Petitioner Mark Janus works at the Illinois Department of Healthcare and Family Services and didn’t like that a certain amount was deducted from his paycheck — he didn’t believe he should be forced to pay union dues or fees just to be allowed to work for the state. He didn’t agree with the 1.3 million-member AFSCME union’s politics, and so believed, under the First Amendment, he couldn’t be forced to contribute.
In his court filing, Janus quotes Thomas Jefferson, who said to “compel a man to furnish contribution of money for the propagation of opinions which he disbelieves, is sinful and tyrannical.”
The 7th Circuit Court of Appeals rejected Janus’ argument, and the Supreme Court agreed to hear his appeal.
If the Supreme Court finds for Janus, it could have a major effect on labor unions. Without compulsory fees, union funding could decrease precipitously.

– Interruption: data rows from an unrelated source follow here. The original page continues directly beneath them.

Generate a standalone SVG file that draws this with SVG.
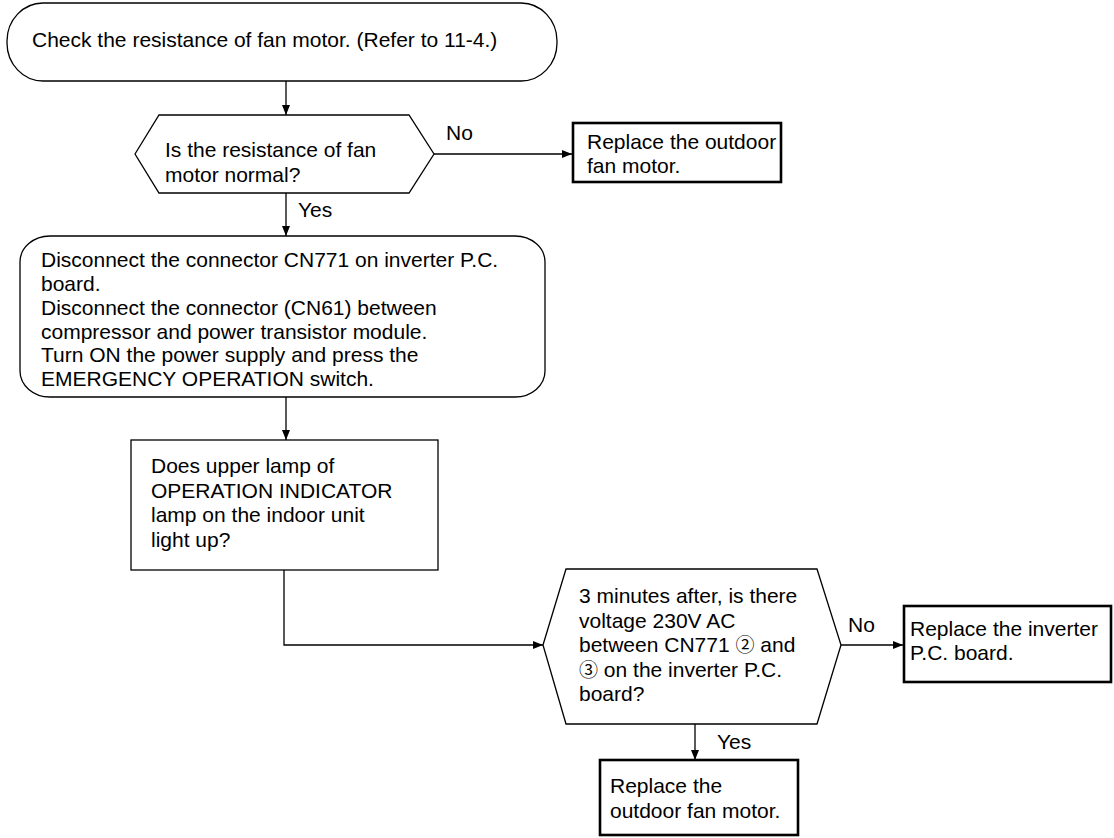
<svg xmlns="http://www.w3.org/2000/svg" width="1114" height="838" viewBox="0 0 1114 838">
<style>
text{font-family:"Liberation Sans","Noto Sans CJK JP",Arial,sans-serif;font-size:21px;fill:#000}
.cd{font-family:"Noto Sans CJK JP","Liberation Sans",sans-serif;font-size:19px}
.shape{fill:#fff;stroke:#000;stroke-width:1.3}
.thick{fill:#fff;stroke:#000;stroke-width:2.6}
.conn{fill:none;stroke:#000;stroke-width:1.3}
</style>
<defs>
<marker id="arr" viewBox="0 0 10 8" refX="10" refY="4" markerWidth="10" markerHeight="8" markerUnits="userSpaceOnUse" orient="auto">
<path d="M0,0 L10,4 L0,8 Z" fill="#000"/>
</marker>
</defs>
<rect width="1114" height="838" fill="#fff"/>
<g id="connectors">
<line class="conn" x1="286" y1="81" x2="286" y2="115" marker-end="url(#arr)"/>
<line class="conn" x1="434" y1="154" x2="572" y2="154" marker-end="url(#arr)"/>
<line class="conn" x1="286" y1="193" x2="286" y2="236" marker-end="url(#arr)"/>
<line class="conn" x1="286" y1="397" x2="286" y2="440" marker-end="url(#arr)"/>
<polyline class="conn" points="284,570 284,645 543,645" marker-end="url(#arr)"/>
<line class="conn" x1="841" y1="645" x2="903" y2="645" marker-end="url(#arr)"/>
<line class="conn" x1="695" y1="724" x2="695" y2="760" marker-end="url(#arr)"/>
<text x="446" y="140">No</text>
<text x="298" y="217">Yes</text>
<text x="848" y="632">No</text>
<text x="717" y="749">Yes</text>
</g>
<g id="start">
<rect class="shape" x="7" y="3" width="550" height="78" rx="36" ry="38"/>
<text x="32" y="47">Check the resistance of fan motor. (Refer to 11-4.)</text>
</g>
<g id="decision1">
<polygon class="shape" points="135,154 159,115 409,115 434,154 409,193 159,193"/>
<text x="165" y="157">Is the resistance of fan</text>
<text x="165" y="182">motor normal?</text>
</g>
<g id="replaceFan1">
<rect class="thick" x="573" y="123" width="208" height="59"/>
<text x="587" y="149">Replace the outdoor</text>
<text x="587" y="173">fan motor.</text>
</g>
<g id="disconnect">
<rect class="shape" x="20" y="236" width="525" height="161" rx="30" ry="26"/>
<text x="41" y="267">Disconnect the connector CN771 on inverter P.C.</text>
<text x="41" y="291">board.</text>
<text x="41" y="315">Disconnect the connector (CN61) between</text>
<text x="41" y="339">compressor and power transistor module.</text>
<text x="41" y="362">Turn ON the power supply and press the</text>
<text x="41" y="386">EMERGENCY OPERATION switch.</text>
</g>
<g id="lampCheck">
<rect class="shape" x="131" y="440" width="307" height="130"/>
<text x="151" y="473">Does upper lamp of</text>
<text x="151" y="498">OPERATION INDICATOR</text>
<text x="151" y="522">lamp on the indoor unit</text>
<text x="151" y="547">light up?</text>
</g>
<g id="decision2">
<polygon class="shape" points="543,645 566,569 817,569 841,645 817,724 566,724"/>
<text x="579" y="603">3 minutes after, is there</text>
<text x="579" y="628">voltage 230V AC</text>
<text x="579" y="652">between CN771 <tspan class="cd">②</tspan> and</text>
<text x="579" y="677"><tspan class="cd">③</tspan> on the inverter P.C.</text>
<text x="579" y="701">board?</text>
</g>
<g id="replaceInverter">
<rect class="thick" x="904" y="606" width="207" height="76"/>
<text x="910" y="636">Replace the inverter</text>
<text x="910" y="660">P.C. board.</text>
</g>
<g id="replaceFan2">
<rect class="thick" x="600" y="760" width="198" height="75"/>
<text x="610" y="793">Replace the</text>
<text x="610" y="818">outdoor fan motor.</text>
</g>
</svg>
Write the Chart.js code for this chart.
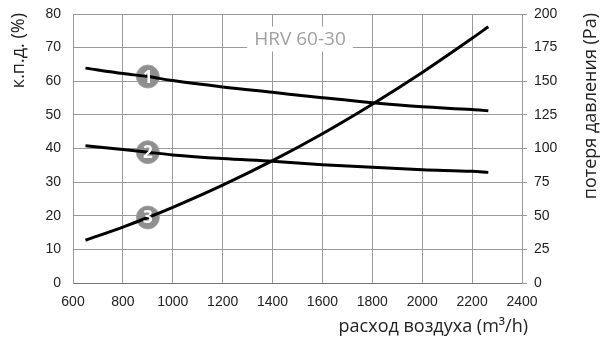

States might attempt workarounds — paying employees less rather than deducting from their paychecks, and passing along the savings to unions — but that sort of thing could be politically difficult to pull off.
“The merits of the case, and 40 years of Supreme Court precedent and sound law, are on our side,” says Lee Saunders, president of AFSCME.
For Saunders, strong unions are important because they offer “the strength in numbers [workers] need to fight for the freedoms they deserve,” such as health care and retirement plans.